(664b) Current State of Thermophysical Property Measurements and Reporting in Scientific Publications | AIChE

(664b) Current State of Thermophysical Property Measurements and Reporting in Scientific Publications

Authors 

Bazyleva, A. - Presenter, National Institute of Standards and Technology
Diky, V. V., National Institute of Standards and Technology
Muzny, C., National Institute of Standards and Technology, Applied Chemicals and Materials Division
Paulechka, E., National Institute of Standards and Technology, Applied Chemicals and Materials Division
Magee, J., National Institute of Standards and Technology, Applied Chemicals and Materials Division
Experimental thermophysical and thermochemical property data for chemical substances, mixtures, and materials are needed in various fields, such as chemical engineering, design of new processes and products, development of predictions/correlations, and education. Two factors are critical for addressing the above needs: availability and quality. Depending on their quality, the data can be useful or misleading.

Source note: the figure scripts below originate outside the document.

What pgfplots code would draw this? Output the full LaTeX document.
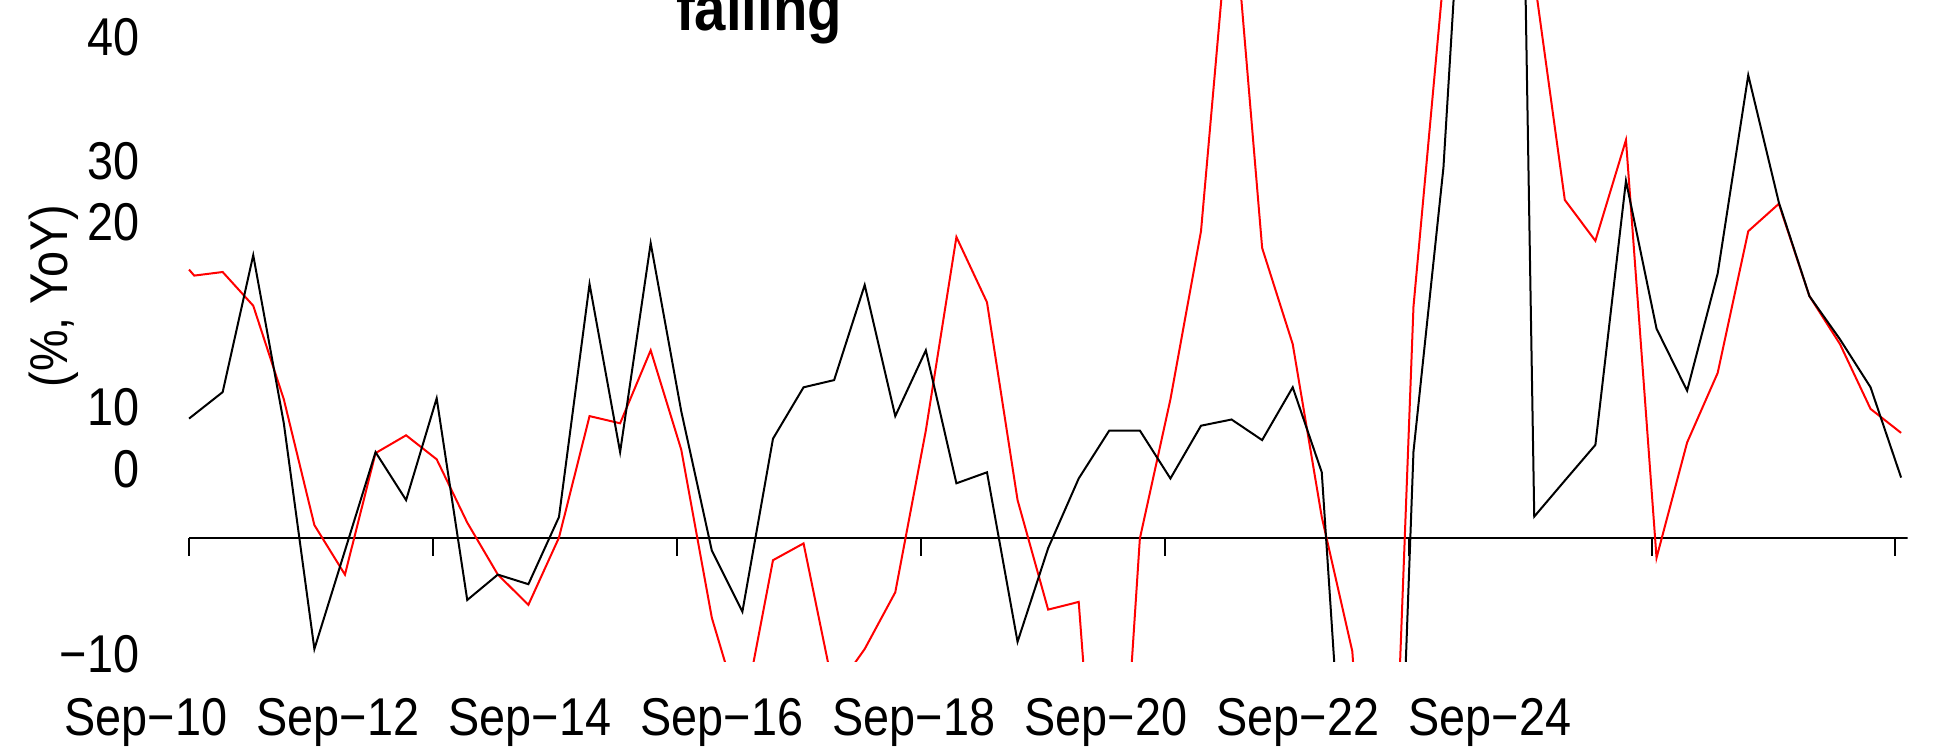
\documentclass[border=0pt]{standalone}
\usepackage{pgfplots}
\pgfplotsset{compat=1.18}
\usepackage{pgfplotstable}
\usepackage{fontspec}
\setmainfont{Liberation Sans}[FakeStretch=0.88]

\pgfplotstableread{
x y
0 11.9
1.1 14.55
2.1 28.24
3.1 11.43
4.1 -11.14
5.1 -1.3
6.1 8.55
7.1 3.75
8.1 13.93
9.1 -6.24
10.1 -3.70
11.1 -4.66
12.1 2.06
13.1 25.36
14.1 8.55
15.1 29.44
16.1 12.63
17.1 -1.30
18.1 -7.40
19.1 9.89
20.1 15.03
21.1 15.75
22.1 25.26
23.1 12.15
24.1 18.73
25.1 5.43
26.1 6.53
27.1 -10.42
28.1 -1.06
29.1 5.91
30.1 10.71
31.1 10.71
32.1 5.91
33.1 11.19
34.1 11.81
35.1 9.75
36.1 15.03
37.05 6.53
38.05 -40
39.05 -75
40.05 8.6
41.03 37.0
42 86
43 186
44 2.1
45 5.7
46 9.27
47 35.68
48 20.89
49 14.69
50 26.41
51 46.24
52 33.52
53 24.15
54 19.83
55 15.03
56 6.0
}\blackdata

\pgfplotstableread{
x y
0 26.8
0.17 26.2
1.1 26.56
2.1 23.19
3.1 13.83
4.1 1.25
5.1 -3.70
6.1 8.45
7.1 10.23
8.1 7.83
9.1 1.5
10.1 -3.70
11.1 -6.72
12.1 0
13.1 12.15
14.1 11.43
15.1 18.73
16.1 8.79
17.1 -8.02
18.1 -18.3
19.1 -2.26
20.1 -0.58
21.1 -15.46
22.1 -11.14
23.1 -5.47
24.1 10.71
25.1 30.06
26.1 23.53
27.1 3.75
28.1 -7.2
29.1 -6.43
30.1 -47
31.1 -0.1
32.1 13.83
33.1 30.64
34.1 65.5
35.1 28.96
36.1 19.35
37.05 2.06
38.05 -11.38
39.05 -58
40.05 23.1
41.03 56
42 75
43 70
44 56
45 33.76
46 29.68
47 39.76
48 -2.02
49 9.51
50 16.47
51 30.64
52 33.38
53 24.15
54 19.35
55 12.87
56 10.47
}\reddata

\begin{document}
\begin{tikzpicture}
\useasboundingbox (0,0) rectangle (489pt,188.25pt);
\begin{axis}[
  at={(35.03pt,23pt)}, anchor=south west,
  scale only axis, width=441.85pt, height=190.25pt,
  xmin=-1.6, xmax=56.21, ymin=-12.34, ymax=63.76,
  axis x line=bottom, axis y line=left,
  axis line style={draw=none,-},
  xtick={-1.41,4.87,11.15,17.43,23.71,29.99,36.27,42.55},
  xticklabels={Sep−10,Sep−12,Sep−14,Sep−16,Sep−18,Sep−20,Sep−22,Sep−24},
  ytick={50.01,37.66,31.51,13.01,6.86,-11.64},
  yticklabels={40,30,20,10,0,−10},
  tick style={draw=none},
  major tick length=0pt,
  every tick label/.append style={font=\fontsize{13.3pt}{15pt}\selectfont},
  xticklabel style={anchor=base, inner sep=0pt, yshift=-18.5pt},
  yticklabel style={anchor=east, inner sep=0pt},
  clip=true,
]
\addplot[black, line width=0.5pt] coordinates {(0,0) (56.21,0)};
\addplot[ycomb, black, line width=0.5pt] coordinates {(0,-1.8) (7.98,-1.8) (15.97,-1.8) (23.95,-1.8) (31.93,-1.8) (39.9,-1.8) (47.85,-1.8) (55.8,-1.8)};
\addplot[red, line width=0.5pt] table[x=x,y=y] {\reddata};
\addplot[black, line width=0.5pt] table[x=x,y=y] {\blackdata};
\end{axis}
\node[font=\bfseries\fontsize{16pt}{18pt}\selectfont, anchor=base] at (189.75pt,180.6pt) {falling};
\node[rotate=90, font=\fontsize{13.3pt}{15pt}\selectfont] at (13.5pt,114.25pt) {(\%, YoY)};
\end{tikzpicture}
\end{document}
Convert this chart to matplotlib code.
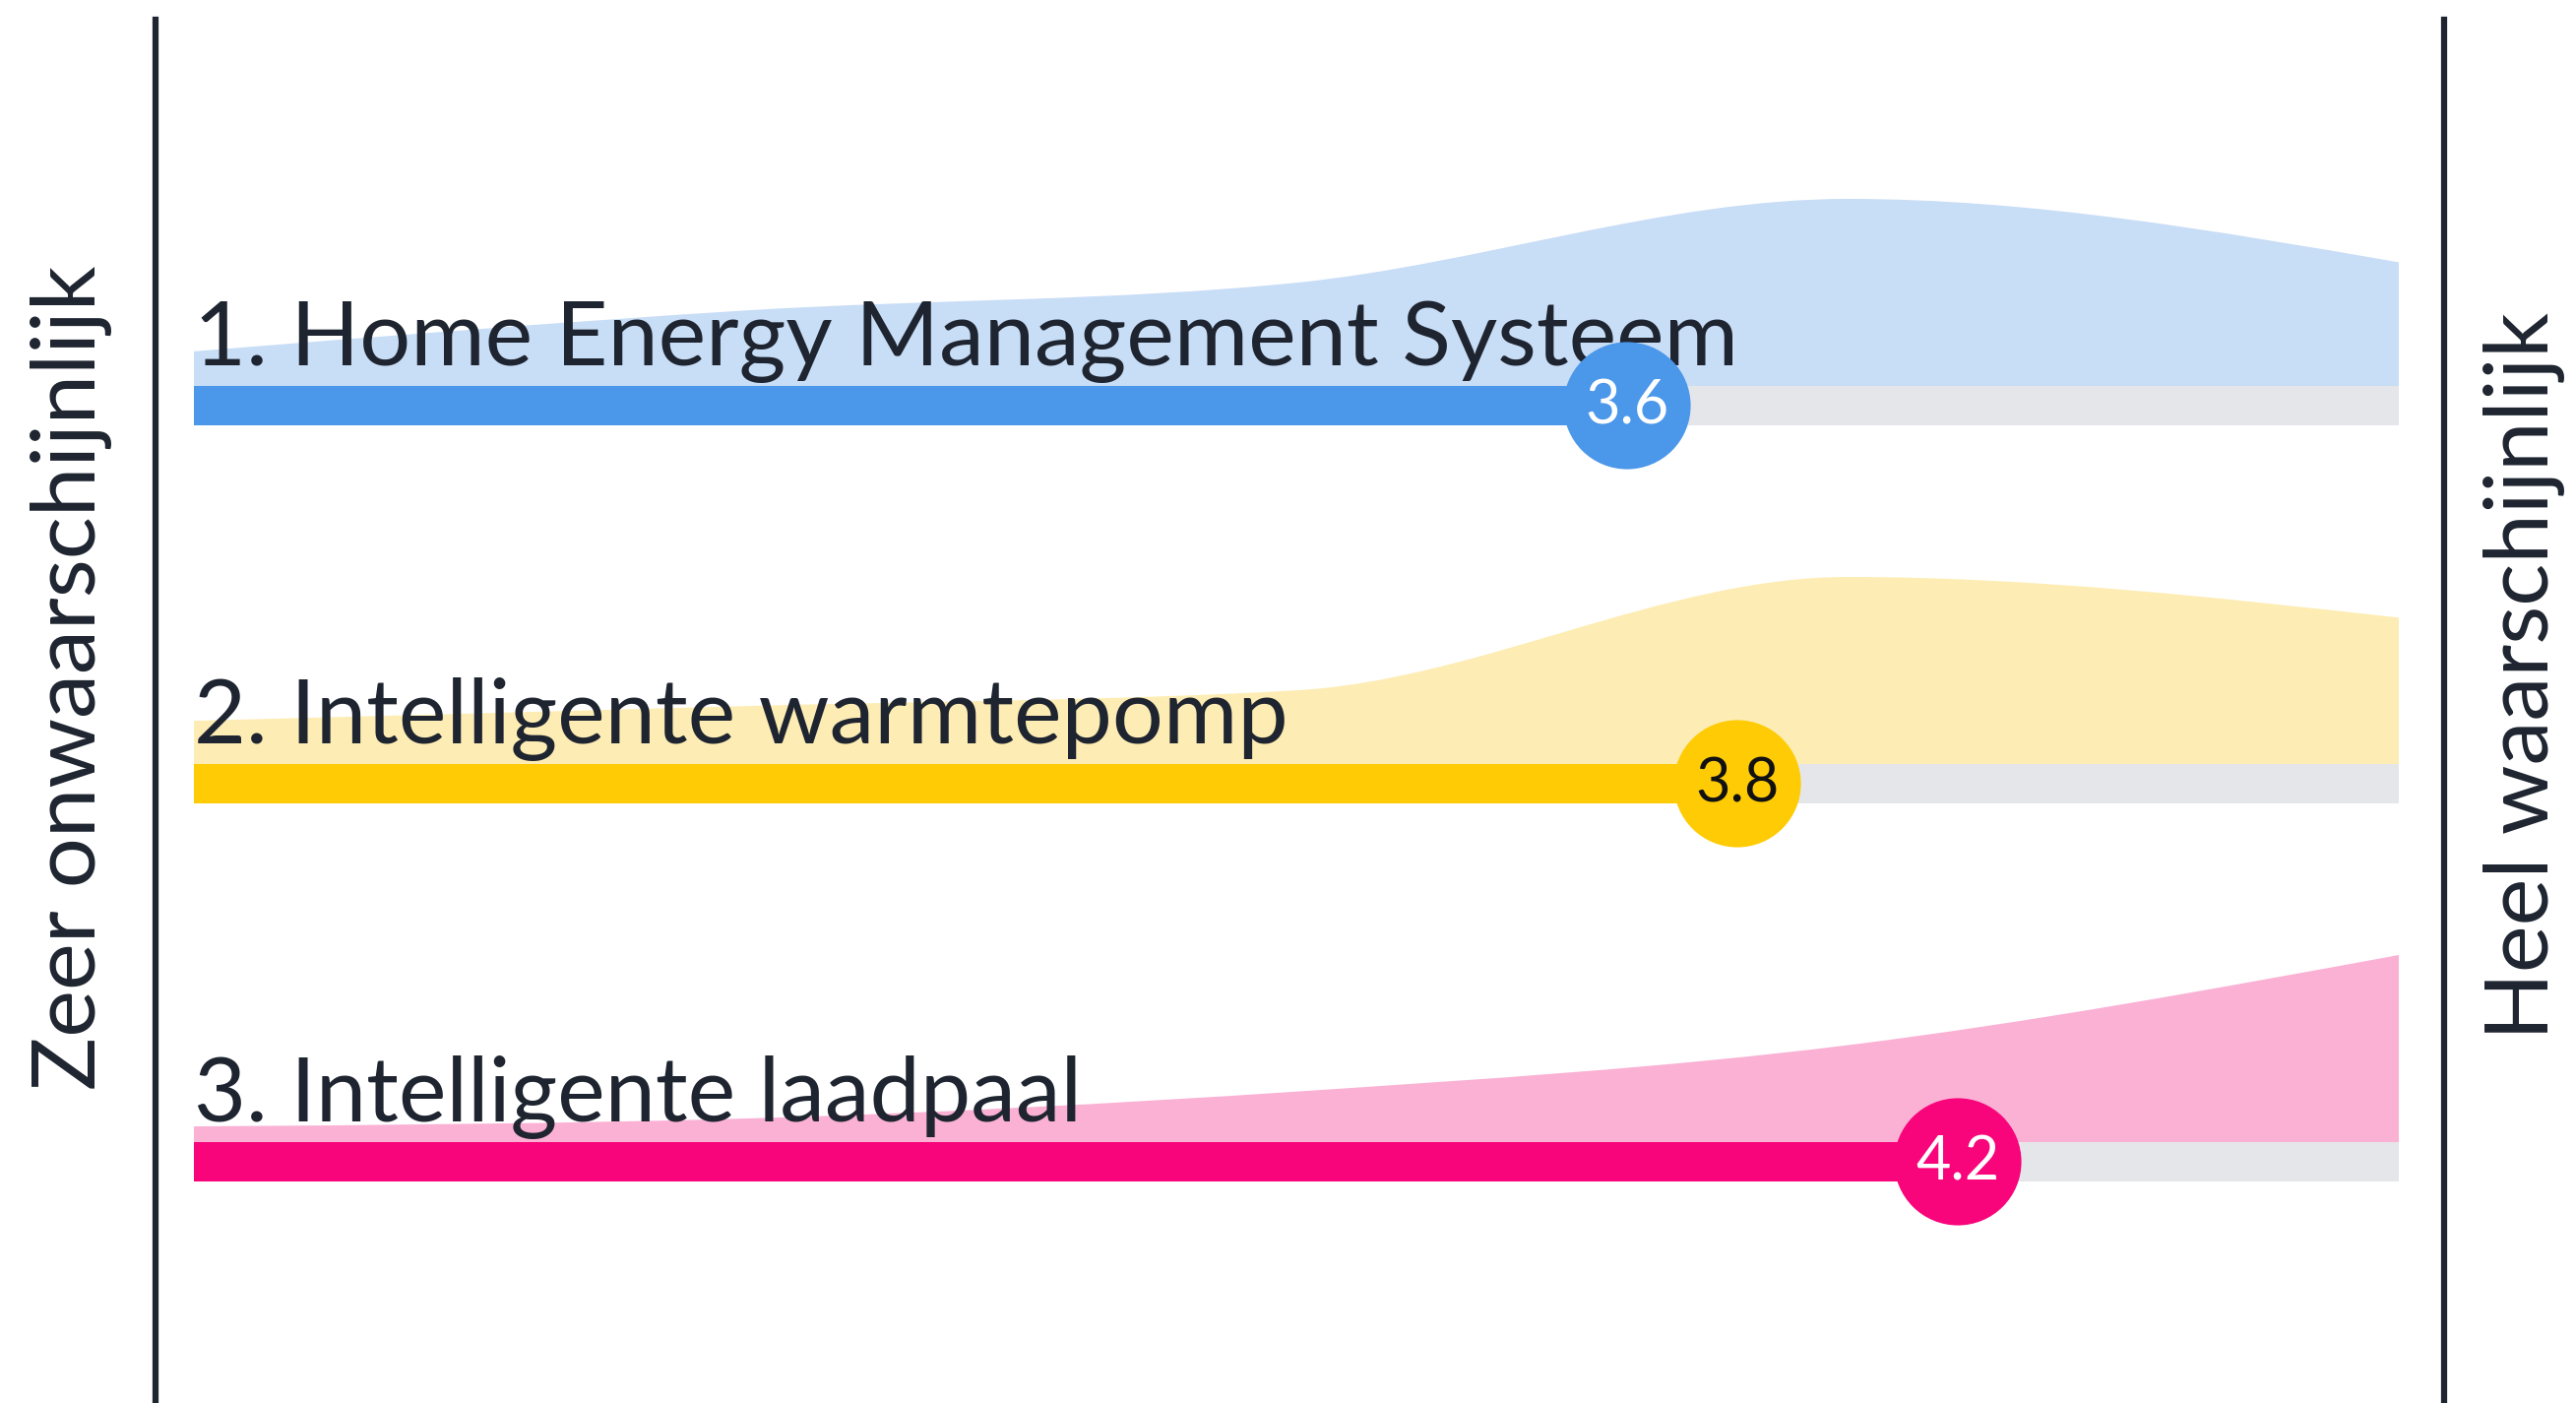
import numpy as np
import matplotlib
matplotlib.use('Agg')
import matplotlib.pyplot as plt
from matplotlib.path import Path
from matplotlib.patches import PathPatch

# Data
items = ['1. Home Energy Management Systeem', '2. Intelligente warmtepomp', '3. Intelligente laadpaal']
scores = [3.6, 3.8, 4.2]
answer_levels = [1, 2, 3, 4, 5]
# share of answers per level (%)
shares_hems = [6.6, 14.4, 19.7, 35.7, 23.6]
shares_heatpump = [8.5, 11.4, 14.5, 36.8, 28.8]
shares_charger = [4.2, 6.3, 13.5, 25.9, 50.0]
shares = [shares_hems, shares_heatpump, shares_charger]
left_label = 'Zeer onwaarschijnlijk'
right_label = 'Heel waarschijnlijk'

bar_colors = ['#4b97ea', '#ffcb05', '#f8047b']
area_colors = ['#c8ddf6', '#fdedb4', '#fab1d4']
number_colors = ['white', '#111111', 'white']
track_color = '#e4e6e9'
ink = '#1f2530'

FONT = 'Lato'

# layout (pixel units on a 2617x1425 canvas)
W, H = 2617, 1425
x0_px, px_per_unit = 197, 560
row_centers = [412, 796, 1180]
bar_h = 40
max_area_h = 190


def monotone_tangents(x, y):
    x = np.asarray(x, float)
    y = np.asarray(y, float)
    h = np.diff(x)
    s = np.diff(y) / h
    m = np.zeros_like(y)
    for k in range(1, len(y) - 1):
        p = (s[k - 1] * h[k] + s[k] * h[k - 1]) / (h[k - 1] + h[k])
        m[k] = (np.sign(s[k - 1]) + np.sign(s[k])) * min(abs(s[k - 1]), abs(s[k]), 0.5 * abs(p))
    m[0] = (3 * s[0] - m[1]) / 2 if len(y) > 2 else s[0]
    m[-1] = (3 * s[-1] - m[-2]) / 2 if len(y) > 2 else s[-1]
    return m


def area_path(x, y, base):
    m = monotone_tangents(x, y)
    verts = [(x[0], base), (x[0], y[0])]
    codes = [Path.MOVETO, Path.LINETO]
    for k in range(len(x) - 1):
        d = (x[k + 1] - x[k]) / 3
        verts += [(x[k] + d, y[k] + m[k] * d), (x[k + 1] - d, y[k + 1] - m[k + 1] * d), (x[k + 1], y[k + 1])]
        codes += [Path.CURVE4] * 3
    verts += [(x[-1], base), (x[0], base)]
    codes += [Path.LINETO, Path.CLOSEPOLY]
    return Path(verts, codes)


fig = plt.figure(figsize=(W / 100, H / 100), dpi=100)
ax = fig.add_axes([0, 0, 1, 1])
ax.set_xlim(1 - x0_px / px_per_unit, 1 + (W - x0_px) / px_per_unit)
ax.set_ylim(H, 0)
ax.axis('off')

lo, hi = answer_levels[0], answer_levels[-1]

for i, item in enumerate(items):
    yc = row_centers[i]
    top = yc - bar_h / 2
    sh = np.array(shares[i])
    heights = top - sh / sh.max() * max_area_h
    ax.add_patch(PathPatch(area_path(answer_levels, heights, top), facecolor=area_colors[i],
                           edgecolor='none', zorder=1))
    ax.barh(yc, hi - lo, left=lo, height=bar_h, color=track_color, zorder=2)
    ax.barh(yc, scores[i] - lo, left=lo, height=bar_h, color=bar_colors[i], zorder=3)
    ax.text(lo, top - 21, item, fontsize=66, family=FONT, color=ink, va='baseline', ha='left', zorder=4)
    ax.scatter([scores[i]], [yc], s=93 ** 2, color=bar_colors[i], edgecolors='none', zorder=5)
    ax.text(scores[i], yc + 1, f'{scores[i]:.1f}', fontsize=44, family=FONT, color=number_colors[i],
            ha='center', va='center', zorder=6)

# side rules and labels
ax.axvline(lo - 39 / px_per_unit, ymin=0, ymax=1 - 20 / H, color=ink, lw=4.5)
ax.axvline(hi + 46 / px_per_unit, ymin=0, ymax=1 - 20 / H, color=ink, lw=4.5)
ax.text(lo - 125 / px_per_unit, 688, left_label, rotation=90, fontsize=65, family=FONT, color=ink,
        ha='center', va='center')
ax.text(hi + 128 / px_per_unit, 686, right_label, rotation=90, fontsize=65, family=FONT, color=ink,
        ha='center', va='center')

fig.savefig('out.png', dpi=100, facecolor='white')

While the amount of published thermophysical data constantly increases and their searchability improves, the reliability of the data in each case requires exploration. A set of methods and tools for data quality analysis is used at the NIST Thermodynamics Research Center (TRC) [1]. Application of those methods reveals the extent of inconsistencies and provides statistical information. For the journals cooperating with NIST/TRC for data validation, we apply our checks to accepted manuscripts and can compare their state before and after interaction with TRC. The aspects we consider are completeness of data reporting, physical/thermodynamic validity of data, and numerical representation of data. A significant part (up to 50%) of manuscripts has fixable problems such as incomplete reporting, ambiguities in identification of substances and properties, and typographical errors. Non-fixable problems such as flaws in technique, non-physical or inconsistent values are also frequently observed. The statistics of both will be provided in the presentation. While problems detected during the journal cooperation process are typically fixed after TRC provides a data report to the journals prior to publication, the rate of data problems in other journals is generally higher. Hence, no published property value can be blindly used without expert evaluation.

Part of TRC’s activities are dedicated to improvement of the interaction with the cooperating journals. The experience gained in that process is used more broadly with the intent to increase the efficiency of thermophysical research and better serve the needs of data users. An element of those activities is the Good Reporting Practice initiative. Other planned actions will be dedicated to assisting reviewers and experimentalists with a goal to obtain more reliable results from different kinds of measurements.

This presentation will provide the statistics in more details, including an analysis of possible causes of the observed measurement and publication mistakes. It will also mention a potential effect of data errors on process simulation.

[1] Vladimir Diky, Ala Bazyleva, Eugene Paulechka, Joseph W. Magee, Vikina Martinez, Demian Riccardi, Kenneth Kroenlein. Validation of thermophysical data for scientific and engineering applications. J. Chem. Thermodyn, 2019, 133, 208-222.